Dehqan stressed that Iran will further boost the range of its missiles appropriate to possible threats.
He referred to the UN Security Council 2231 resolution which calls for limiting Iran’s missile program, and said Tehran didn’t and will not have any plans to manufacture missiles with the capability of carrying nuclear weapons but it will bolster its defensive capabilities similar to the past.
In relevant remarks on Friday, a senior Iranian military commander announced that the Islamic Republic of Iran would continue improving its missile systems in a bid to enhance the country’s defense capabilities against enemies’ possible threats.

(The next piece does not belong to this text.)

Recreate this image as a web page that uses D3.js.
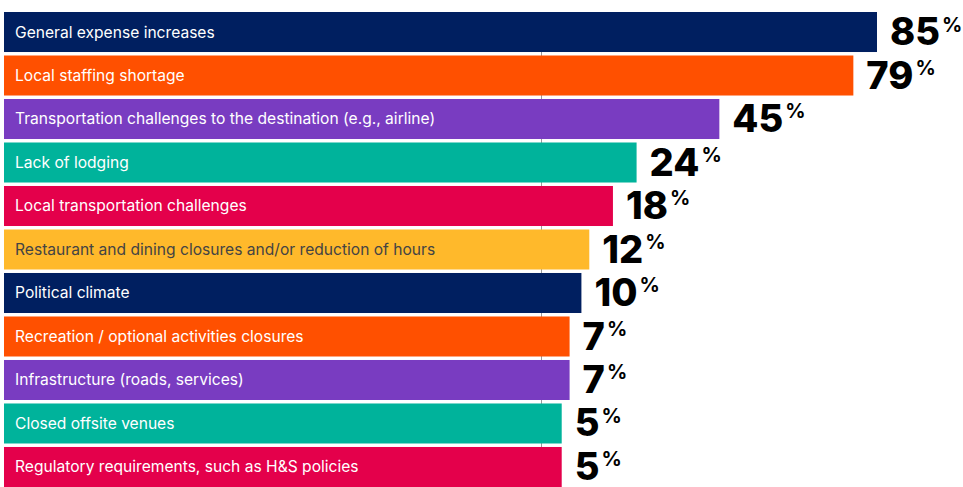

“The Islamic Revolution Guards Corps (IRGC), in full compliance with Supreme Leader of the Islamic Revolution Ayatollah Seyed Ali Khamenei’s orders, will continue developing its defense capabilities and military might, specially the surface-to-surface ballistic missiles, and it will not compromise when dealing with the country’s defense issues,” Commander of the IRGC Aerospace Force Brigadier General Amir Ali Hajizadeh said.
Brigadier General Hajizadeh also announced Iran’s plans to hold massive ballistic missiles drills in the near future.

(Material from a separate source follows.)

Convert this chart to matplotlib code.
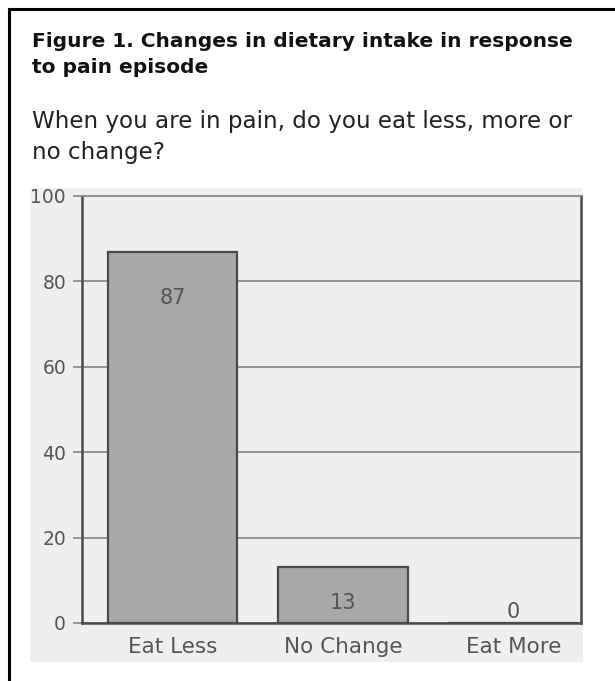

“The IRGC Aerospace Force will hold a large-scale ballistic missiles war-games soon,” Brigadier General Hajizadeh said.
He, meantime, reiterated that the IRGC Aerospace Force had successfully conducted all its missile tests over the past two years.
In March, Brigadier General Hajizadeh announced Iran planned to replace its Fateh, Qiyam and Qadr missile series with a new generation of missiles.
“We will abolish Fateh 110 missiles (a short-range, road-mobile, solid-propellant, high-precision ballistic missile with advanced navigation and control systems) as well as the mid-range (high-precision ballistic) Qiyam and Qadr (first generation of air-launched precision-guided) missiles to replace them with new missiles,” Hajizadeh said in Tehran.
He referred to the unveiling of long-range ground-to-ground Soumar cruise missile system, reminding that the weapon system has been built under harsh sanctions.
Also in March Iran unveiled ‘Soumar’ missile system in a ceremony attended by senior military officials and commanders.
“The long-range ground-to-ground Soumar cruise missile system has been designed and built by experts of the defense ministry’s aerospace industries organization,” Dehqan told reporters after the unveiling ceremony.
Dehqan also announced the mass delivery of Qadr and Qiyam long-range ballistic missiles to the IRGC’s Aerospace Force, and said these missiles are capable of destroying different types of targets under any type of conditions due to their tactical capability, sustainability in the battleground and radar-evading features.
He also announced that the defense ministry would deliver upgraded versions of these long-range and high-precision missiles to the Iranian military forces next year.
The Iranian Armed Forces have test-fired different types of newly-developed missiles and torpedoes and tested a large number of home-made weapons, tools and equipment, including submarines, military ships, artillery, choppers, aircrafts, UAVs and air defense and electronic systems, during massive military drills in the last few years.
Defense analysts and military observers say that Iran’s war-games and its advancements in weapons production have proved as a deterrent factor.
Iran successfully tested second generation of Sejjil missiles and brought it into mass production in 2013.
Sejjil missiles are considered as the third generation of Iran-made long-range missiles.
Also, Iran’s 2000km-range, liquid-fuel, Qadr F ballistic missile can reach territories as far as Israel.
Iran’s surface-to-surface Sejjil missile, the long-range Shahab-3 ballistic missile which has a range of up to 2,000 km, and Zelzal and Fateh missiles have all been developed by the Aerospace Organization of the Defense Industries.
This is while the solid-fuel, two-stage Sejjil missile with two engines, is capable of reaching a very high altitude and therefore has a longer range than that of the Shahab 3 model.